Dudé si tirarla porque no me gusta fallar (¡qué jodidos somos!), pero, como la montería se acababa, irremisiblemente decidí jugármela. Tenía que buscarle un hueco entre el monte por donde pasara la bala y, para más dificultad, colocársela en sitio mortal. De este modo, sin levantarme, crucé las pierna para tener mejor apoyo al estar la res en alto, le metí el centro de la cruz donde adivinaba el codillo y esperé a que se moviera.

Trascurrieron lentos los segundos y, cuando ya me cansaba de sujetar el rifle y notaba que empezaba a temblarme el pulso, dio por fin un pasito y yo monté el pelo como un rayo, hice puntería y apreté con suavidad el gatillo. Tras el sorpresivo culatazo, me di cuenta, ya que verla no la vi, de que había caído redonda. Una satisfacción difícil de explicar me invadió por dentro. Y es que culminar con éxito un lance difícil llena lo que no está en los escritos.

Muchas veces habrán leído quienes me sigan que considero, depende de las circunstancias, a una cierva tan digna oponente como el más gallardo de los venados. ¿Qué había tenido más mérito, el venado que entró anunciado y a distancia conveniente y por lo limpio o esta cierva tapada? Para mí, la contestación no ofrece dudas.

Contento con aquel colofón, guardé los archiperres innecesarios y me dispuse a marcar las reses, pero empezando por rastrear el venado que se me había ido.

Subí los 30 metros que me separaban de donde lo había tirado y no necesité mucho para dar con un gran espurreo de sangre, a pesar de que el suelo estaba allí cubierto por rojizas hojas de quejigo. Era sangre de un rojo vivo, arterial por tanto, y, tras fijarme mejor, vi un pedazo de hueso de costilla. “¡Tardaré lo que sea, pero a ti te cobro yo como que me llamo Lolo!”, me dije satisfecho de que el que creía perdido, más o menos lejos, estaría muerto.

Como unas castañuelas, rifle al hombro por la correa, empecé a seguir la pista sin dificultad. Y como esta me acercaba al que estaba muerto desde el principio, fui quemando etapas con tranquilidad… y cuando menos lo esperaba, tras una piedra y dentro del gajorro del arroyo, me encontré con el “bicho”. No había andado ni 50 metros y aquello explicaba por qué no lo vi caer.
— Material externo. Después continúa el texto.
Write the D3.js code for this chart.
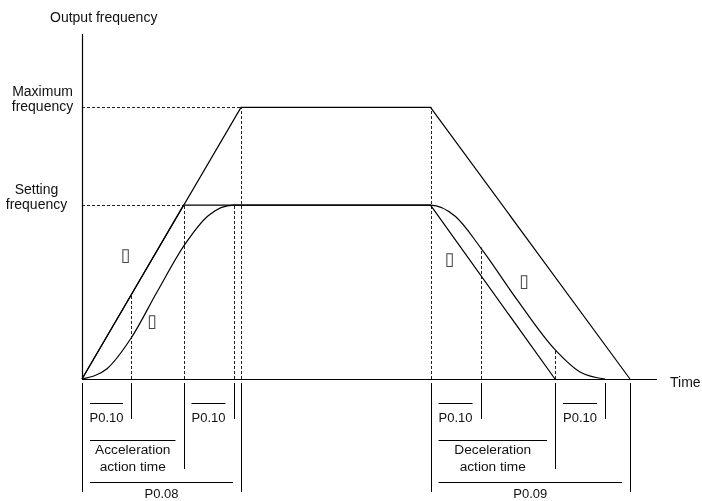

En el frenesí de tirar el otro, no me había fijado en éste. Tan contento estaba (¡qué poco importa el tamaño de la res!), que me besé la punta de los dedos y me los llevé a ambas mejillas. Ahora sí había cumplido con el paso.

Recuerdo la merienda como una de las mejor servidas y me dieron las tantas de charla con los amigos. A Jesús nada le dije del venado herido: ¿para qué hacerle pasar un mal rato cuando más feliz debía sentirse?